REQUIREMENT: From the entries below, reproduce exactly the lines from the one with "Reproduce this chart" through the one with "import * as d3", both included, without images.

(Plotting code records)

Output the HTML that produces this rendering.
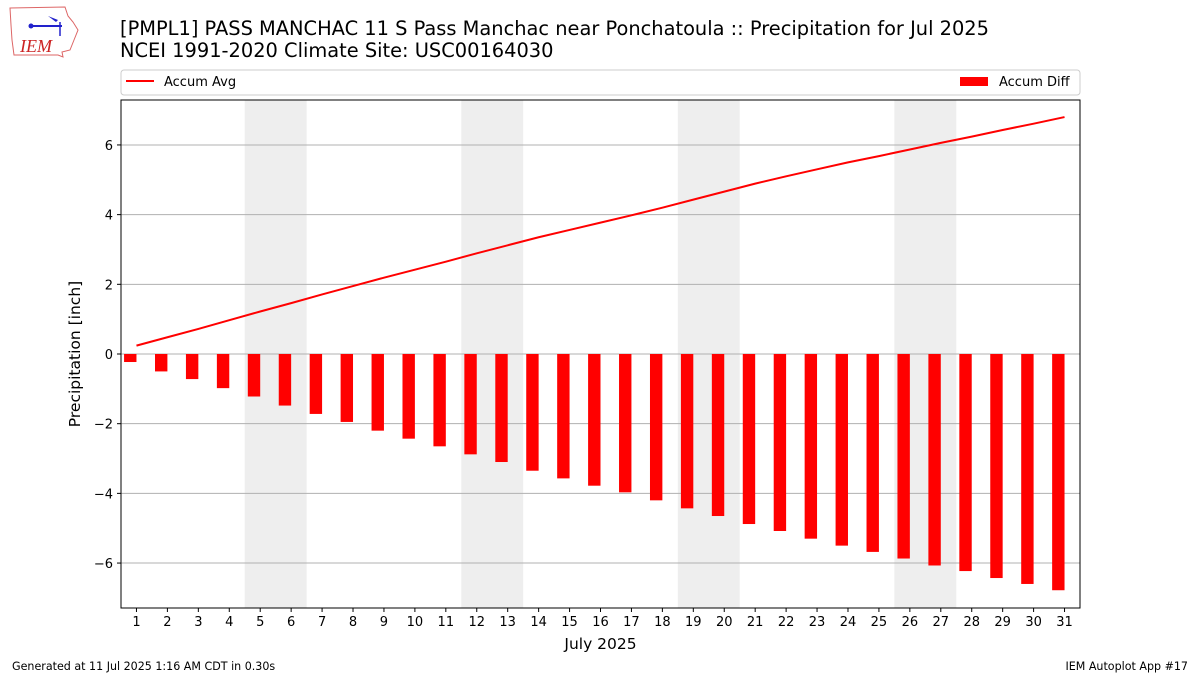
<!DOCTYPE html>
<html><head><meta charset="utf-8"><style>
body{margin:0;background:#fff;width:1200px;height:675px;overflow:hidden;font-family:"DejaVu Sans","Liberation Sans",sans-serif}
</style></head><body>
<svg id="c" width="1200" height="675" xmlns="http://www.w3.org/2000/svg" font-family="DejaVu Sans, Liberation Sans, sans-serif">
<g>
<path d="M10,8 L65,7 L68,16 L73,22 L78,30 L74,40 L70,50 L62,52 L63,57 L58,55 L14,55 L12,40 L11,25 Z" fill="none" stroke="#d66" stroke-width="1"/>
<line x1="30" y1="26" x2="62" y2="26" stroke="#22c" stroke-width="2"/>
<circle cx="31" cy="26" r="2.5" fill="#22c"/>
<path d="M48,16 L58,20 L56,22 Z" fill="#22c"/>
<line x1="60" y1="22" x2="60" y2="36" stroke="#22c" stroke-width="1.5"/>
<text x="20" y="52" font-family="Liberation Serif, serif" font-style="italic" font-size="18" fill="#c22">IEM</text>
</g>
<text x="120" y="35" font-size="19.4" fill="#000">[PMPL1] PASS MANCHAC 11 S Pass Manchac near Ponchatoula :: Precipitation for Jul 2025</text>
<text x="120" y="57" font-size="19.4" fill="#000">NCEI 1991-2020 Climate Site: USC00164030</text>
<g>
<rect x="121" y="70" width="959" height="25" rx="3" fill="#fff" stroke="#ccc"/>
<line x1="126" y1="81" x2="154" y2="81" stroke="red" stroke-width="2"/>
<text x="164" y="86" font-size="13">Accum Avg</text>
<rect x="960" y="77" width="28" height="9" fill="red"/>
<text x="999" y="86" font-size="13">Accum Diff</text>
</g>
<g id="plot"></g>
<text x="12" y="670" font-size="11.1">Generated at 11 Jul 2025 1:16 AM CDT in 0.30s</text>
<text x="1188" y="670" font-size="11.1" text-anchor="end">IEM Autoplot App #17</text>
</svg>
<script>
const days=[1,2,3,4,5,6,7,8,9,10,11,12,13,14,15,16,17,18,19,20,21,22,23,24,25,26,27,28,29,30,31];
const accumDiff=[-0.23,-0.5,-0.72,-0.98,-1.22,-1.48,-1.72,-1.95,-2.2,-2.43,-2.65,-2.88,-3.1,-3.35,-3.57,-3.78,-3.97,-4.2,-4.43,-4.65,-4.88,-5.08,-5.3,-5.5,-5.68,-5.87,-6.07,-6.23,-6.43,-6.6,-6.78];
const accumAvg=[0.24,0.48,0.72,0.97,1.22,1.46,1.71,1.95,2.19,2.42,2.65,2.89,3.12,3.35,3.56,3.77,3.98,4.2,4.43,4.66,4.89,5.1,5.3,5.5,5.68,5.87,6.06,6.24,6.43,6.61,6.8];
const yTicks=[-6,-4,-2,0,2,4,6];
const weekends=[[4.5,6.5],[11.5,13.5],[18.5,20.5],[25.5,27.5]];
const L=121,R=1080,T=100,B=608,ymin=-7.29,ymax=7.29;
const X=d=>L+(d-0.5)/31*(R-L);
const Y=v=>T+(ymax-v)/(ymax-ymin)*(B-T);
const ns='http://www.w3.org/2000/svg',g=document.getElementById('plot');
function mk(t,a,txt){const e=document.createElementNS(ns,t);for(const k in a)e.setAttribute(k,a[k]);if(txt!==undefined)e.textContent=txt;g.appendChild(e);return e;}
weekends.forEach(w=>{const e=mk('rect',{x:X(w[0]),y:T,width:X(w[1])-X(w[0]),height:B-T,fill:'#eeeeee'});

});
yTicks.forEach(v=>{const e=mk('line',{x1:L,x2:R,y1:Y(v),y2:Y(v),stroke:'#b0b0b0','stroke-width':1});


mk('line',{x1:L-4,x2:L,y1:Y(v),y2:Y(v),stroke:'#000'});
const t=mk('text',{x:L-8,y:Y(v)+5,'font-size':13,'text-anchor':'end'},v<0?'\u2212'+(-v):String(v));

});
days.forEach((d,i)=>{const v=accumDiff[i];const y0=Y(0),y1=Y(v);
const b=mk('rect',{x:X(d)-12.4,y:Math.min(y0,y1),width:12.4,height:Math.abs(y1-y0),fill:'red'});


mk('line',{x1:X(d),x2:X(d),y1:B,y2:B+4,stroke:'#000'});
const t=mk('text',{x:X(d),y:B+18,'font-size':13,'text-anchor':'middle'},String(d));

});
const p=mk('polyline',{points:days.map((d,i)=>X(d)+','+Y(accumAvg[i])).join(' '),fill:'none',stroke:'red','stroke-width':2});


const f=mk('rect',{x:L,y:T,width:R-L,height:B-T,fill:'none',stroke:'#000','stroke-width':1});


const xt=mk('text',{x:(L+R)/2,y:649,'font-size':15.5,'text-anchor':'middle'},'July 2025');


const yt=mk('text',{x:0,y:0,'font-size':15.5,'text-anchor':'middle',transform:'translate(80,354) rotate(-90)'},'Precipitation [inch]');


</script>
</body></html>
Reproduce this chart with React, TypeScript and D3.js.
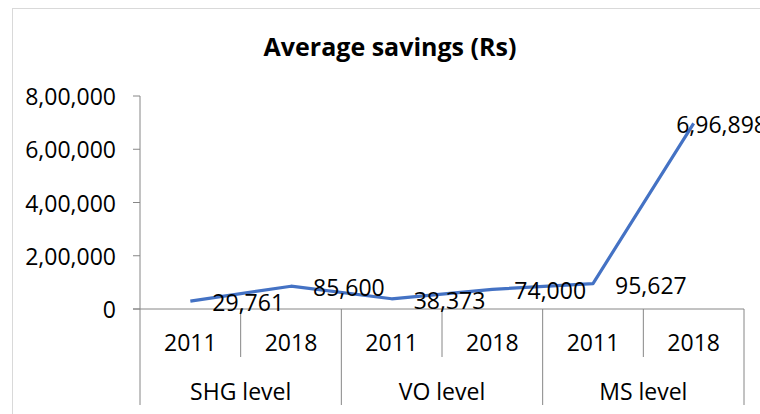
import * as React from "react";
import * as d3 from "d3";

const title = "Average savings (Rs)";
const groups = ["SHG level", "VO level", "MS level"];
const years = ["2011", "2018"];
const savings = [29761, 85600, 38373, 74000, 95627, 696898];
const yTicks = [0, 200000, 400000, 600000, 800000];

const W = 760;
const H = 414;
const FONT = "'Open Sans', 'Liberation Sans', sans-serif";

// Indian grouping: 6,96,898 / 8,00,000
const inr = (v: number) => {
  const s = Math.round(v).toString();
  if (s.length <= 3) return s;
  const last = s.slice(-3);
  const rest = s.slice(0, -3).replace(/\B(?=(\d{2})+(?!\d))/g, ",");
  return rest + "," + last;
};

// rough width of digit strings at the label font size
const textW = (t: string, size: number) =>
  t.split("").reduce((a, c) => a + (c === "," ? 0.258 : 0.572), 0) * size;

const App = () => {
  const left = 140, right = 744, top = 96, bottom = 309;
  const cats = groups.flatMap((g) => years.map((y) => g + "|" + y));

  const x = d3.scaleBand<string>().domain(cats).range([left, right]).padding(0);
  const gx = d3.scaleBand<string>().domain(groups).range([left, right]).padding(0);
  const y = d3.scaleLinear().domain([0, 800000]).range([bottom, top]);

  const pts: [number, number][] = savings.map((v, i) => [x(cats[i])! + x.bandwidth() / 2, y(v)]);
  const line = d3.line()(pts) || "";

  const axisCol = "#868686";
  const fs = 23;

  return (
    <svg width={W} height={H} style={{ position: "absolute", left: 0, top: 0 }} fontFamily={FONT}>
      <rect x={0} y={0} width={W} height={H} fill="#fff" />
      <rect x={12.5} y={8.5} width={W + 20} height={H + 20} fill="none" stroke="#d9d9d9" />
      <text x={390} y={56} textAnchor="middle" fontSize={25} fontWeight="bold" fill="#000">
        {title}
      </text>

      {/* value axis */}
      <line x1={left} x2={left} y1={top} y2={bottom} stroke={axisCol} />
      {yTicks.map((t) => (
        <g key={t}>
          <line x1={left - 7} x2={left} y1={y(t)} y2={y(t)} stroke={axisCol} />
          <text x={116} y={y(t)} textAnchor="end" dominantBaseline="central" fontSize={fs}>
            {inr(t)}
          </text>
        </g>
      ))}

      {/* category axis, two levels */}
      <line x1={left - 7} x2={right} y1={bottom} y2={bottom} stroke={axisCol} />
      {cats.map((c, i) =>
        i % 2 === 1 ? (
          <line key={"s" + c} x1={x(c)!} x2={x(c)!} y1={bottom} y2={357} stroke={axisCol} />
        ) : null
      )}
      {[...groups.map((g) => gx(g)!), right].map((gxp, i) => (
        <line key={"g" + i} x1={gxp} x2={gxp} y1={bottom} y2={405} stroke={axisCol} />
      ))}
      {cats.map((c) => (
        <text key={"y" + c} x={x(c)! + x.bandwidth() / 2} y={342} textAnchor="middle"
          dominantBaseline="central" fontSize={fs}>
          {c.split("|")[1]}
        </text>
      ))}
      {groups.map((g) => (
        <text key={"gl" + g} x={gx(g)! + gx.bandwidth() / 2} y={391} textAnchor="middle"
          dominantBaseline="central" fontSize={fs}>
          {g}
        </text>
      ))}

      <path d={line} fill="none" stroke="#4472C4" strokeWidth={3.2} strokeLinejoin="round" />

      {savings.map((v, i) => {
        const t = inr(v);
        const w = textW(t, fs);
        const lx = Math.min(pts[i][0] + 22, right + 23 - w);
        return (
          <text key={"d" + i} x={lx} y={pts[i][1] + 1} dominantBaseline="central" fontSize={fs}>
            {t}
          </text>
        );
      })}
    </svg>
  );
};

export default App;
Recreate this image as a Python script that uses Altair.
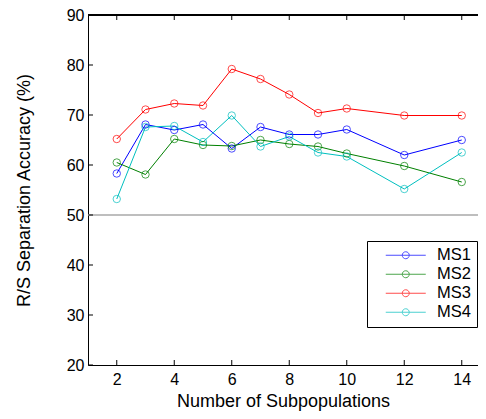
import altair as alt
import pandas as pd

x_vals = [2, 3, 4, 5, 6, 7, 8, 9, 10, 12, 14]
ms1 = [58.3, 68.1, 67.0, 68.1, 63.3, 67.6, 66.1, 66.1, 67.1, 62.0, 65.0]
ms2 = [60.5, 58.1, 65.2, 64.0, 63.8, 65.0, 64.2, 63.7, 62.3, 59.8, 56.6]
ms3 = [65.2, 71.1, 72.3, 71.9, 79.2, 77.2, 74.1, 70.4, 71.3, 69.9, 69.9]
ms4 = [53.2, 67.6, 67.8, 64.6, 69.9, 63.7, 65.7, 62.5, 61.7, 55.2, 62.5]
series_names = ["MS1", "MS2", "MS3", "MS4"]
series_colors = ["#0000ff", "#008000", "#ff0000", "#00bfbf"]
x_ticks = [2, 4, 6, 8, 10, 12, 14]
y_ticks = [20, 30, 40, 50, 60, 70, 80, 90]

rows = []
for name, vals in zip(series_names, [ms1, ms2, ms3, ms4]):
    for xv, yv in zip(x_vals, vals):
        rows.append({"n": xv, "acc": yv, "series": name})
df = pd.DataFrame(rows)
xt_df = pd.DataFrame({"n": x_ticks})
yt_df = pd.DataFrame({"acc": y_ticks})

FONT = "Liberation Sans"
xscale = alt.Scale(domain=[1, 14.565], nice=False, zero=False)
yscale = alt.Scale(domain=[20, 90], nice=False, zero=False)
cscale = alt.Scale(domain=series_names, range=series_colors)

sym = "M-4,0H4M0.7,0A0.7,0.7 0 1,1 -0.7,0A0.7,0.7 0 1,1 0.7,0"
legend = alt.Legend(title=None, orient="none", legendX=279, legendY=226,
                    symbolType=sym, symbolSize=100, symbolStrokeWidth=1,
                    symbolFillColor="transparent",
                    symbolOffset=24.5, labelOffset=23, labelFontSize=16.5,
                    labelFont=FONT, labelColor="black",
                    strokeColor="black", fillColor="white",
                    padding=6, rowPadding=2, cornerRadius=0)

lines = alt.Chart(df).mark_line(strokeWidth=1).encode(
    x=alt.X("n:Q", scale=xscale,
            axis=alt.Axis(values=x_ticks, title="Number of Subpopulations",
                          labelPadding=6, titlePadding=5)),
    y=alt.Y("acc:Q", scale=yscale,
            axis=alt.Axis(values=y_ticks, title="R/S Separation Accuracy (%)",
                          labelPadding=4, titlePadding=33)),
    color=alt.Color("series:N", scale=cscale, legend=legend),
)

points = alt.Chart(df).mark_point(shape="circle", filled=False, size=55, strokeWidth=1).encode(
    x=alt.X("n:Q", scale=xscale),
    y=alt.Y("acc:Q", scale=yscale),
    color=alt.Color("series:N", scale=cscale, legend=legend),
)

ref50 = alt.Chart(df).mark_rule(color="#bdbdbd", strokeWidth=1.2).encode(y=alt.datum(50))
top_line = alt.Chart(df).mark_rule(color="black", strokeWidth=1).encode(y=alt.datum(90))

xt_bottom = alt.Chart(xt_df).mark_tick(orient="vertical", size=5, thickness=1,
                                       color="black", yOffset=-2.5, opacity=1).encode(
    x=alt.X("n:Q", scale=xscale), y=alt.datum(20))
xt_top = alt.Chart(xt_df).mark_tick(orient="vertical", size=5, thickness=1,
                                    color="black", yOffset=2.5, opacity=1).encode(
    x=alt.X("n:Q", scale=xscale), y=alt.datum(90))
yt_left = alt.Chart(yt_df).mark_tick(orient="horizontal", size=5, thickness=1,
                                     color="black", xOffset=2.5, opacity=1).encode(
    y=alt.Y("acc:Q", scale=yscale), x=alt.datum(1))

chart = alt.layer(ref50, lines, points, top_line, xt_bottom, xt_top, yt_left).properties(
    width=390, height=350,
    autosize=alt.AutoSizeParams(type="none"),
    padding={"left": 80, "top": 7, "right": 0, "bottom": 46},
).configure_view(stroke=None).configure_axis(
    domainColor="black", domainWidth=1, ticks=False, tickSize=0, grid=False,
    labelFont=FONT, labelFontSize=16, labelColor="black",
    titleFont=FONT, titleFontSize=18, titleFontWeight="normal", titleColor="black",
)

chart.save("out.html", embed_options={"renderer": "svg", "actions": False})
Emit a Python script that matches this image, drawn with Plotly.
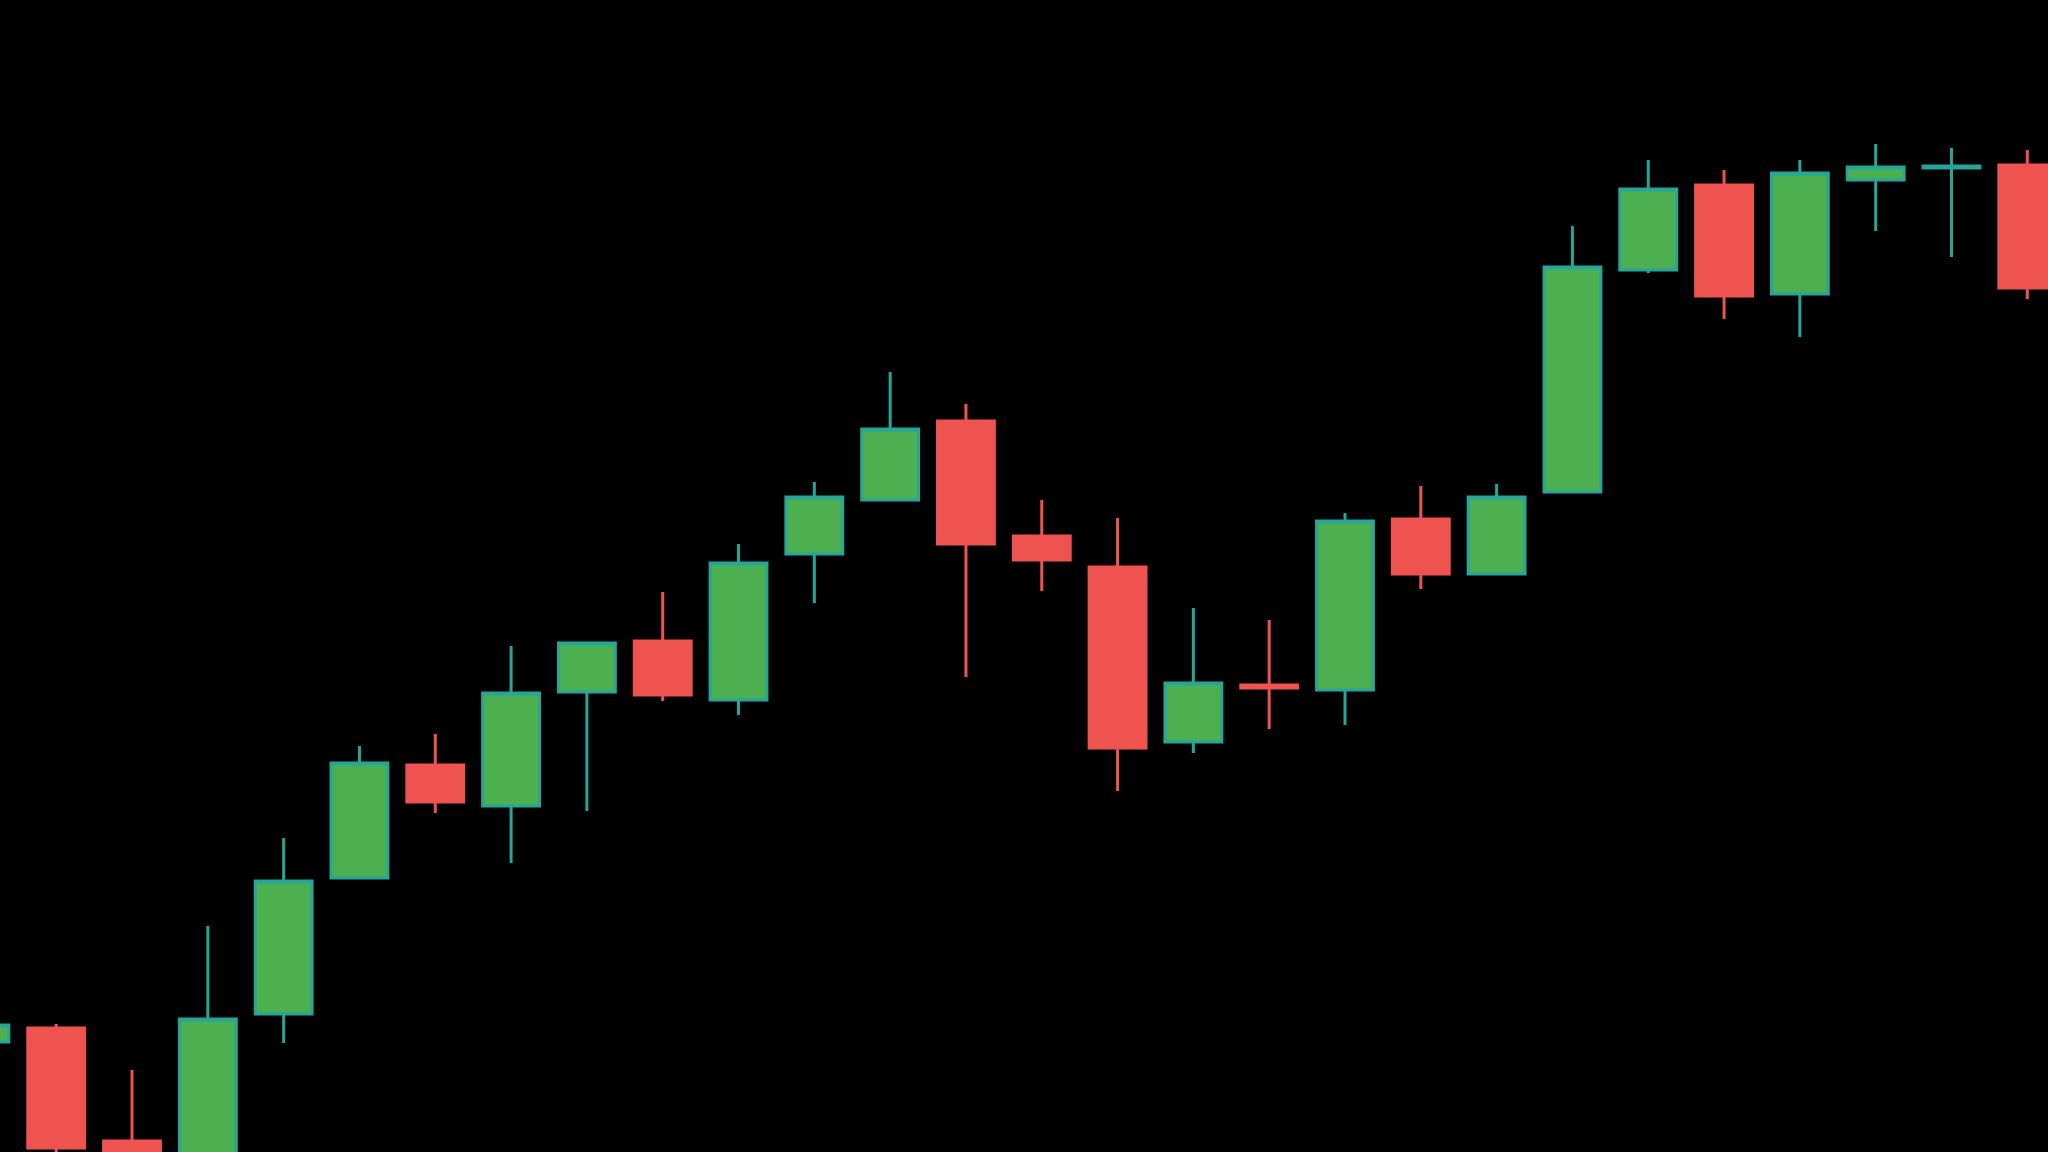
import plotly.graph_objects as go

# Bar index (one candle per period)
periods = list(range(28))

opens  = [111.0, 112.4, 101.1,  97.7, 113.8, 127.4, 138.7, 134.6, 146.0, 151.1,
          145.2, 159.8, 165.2, 173.1, 161.6, 158.5, 141.0, 146.7, 146.2, 163.3,
          157.8, 166.0, 188.2, 196.7, 185.8, 197.2, 198.4, 198.7]
highs  = [113.0, 112.8, 108.2, 122.6, 131.4, 140.6, 141.8, 150.6, 151.0, 156.0,
          160.8, 167.0, 178.0, 174.8, 165.2, 163.4, 154.4, 153.2, 163.9, 166.6,
          166.8, 192.6, 199.2, 198.2, 199.2, 200.8, 200.4, 200.2]
lows   = [110.7,  99.8,  97.2,  96.7, 110.9, 127.4, 133.9, 128.9, 134.1, 145.1,
          143.7, 154.9, 165.2, 147.5, 156.1, 136.1, 139.9, 142.3, 142.7, 156.3,
          157.8, 166.0, 187.9, 183.3, 181.5, 192.1, 189.5, 185.3]
closes = [112.7, 100.4,  98.2, 113.3, 127.1, 138.9, 135.0, 145.9, 150.9, 145.7,
          158.9, 165.5, 172.3, 160.8, 159.2, 140.4, 146.9, 146.4, 163.1, 157.8,
          165.5, 188.5, 196.3, 185.6, 197.9, 198.5, 198.6, 186.4]

UP_FILL = "#4caf50"
UP_LINE = "#26a69a"
DOWN = "#ef5350"

fig = go.Figure(
    go.Candlestick(
        x=periods, open=opens, high=highs, low=lows, close=closes,
        increasing=dict(fillcolor=UP_FILL, line=dict(color=UP_LINE, width=3)),
        decreasing=dict(fillcolor=DOWN, line=dict(color=DOWN, width=3)),
        whiskerwidth=0,
        showlegend=False,
        hoverinfo="skip",
    )
)

fig.update_layout(
    width=2048, height=1152,
    margin=dict(l=0, r=0, t=0, b=0, pad=0),
    paper_bgcolor="#000000", plot_bgcolor="#000000",
    boxgap=0.25, boxgroupgap=0,
    showlegend=False,
    xaxis=dict(visible=False, range=[0.2585, 27.273], rangeslider=dict(visible=False),
               fixedrange=True),
    yaxis=dict(visible=False, range=[100.0, 215.2], fixedrange=True),
)

fig.write_html(
    "out.html",
    config={"displayModeBar": False, "staticPlot": True},
    post_script="document.body.style.margin='0';document.body.style.background='#000';document.documentElement.style.background='#000';",
)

RESULT FOR THIS TASK:
Reproduce this chart with React, TypeScript and D3.js.
import * as React from "react";
import * as d3 from "d3";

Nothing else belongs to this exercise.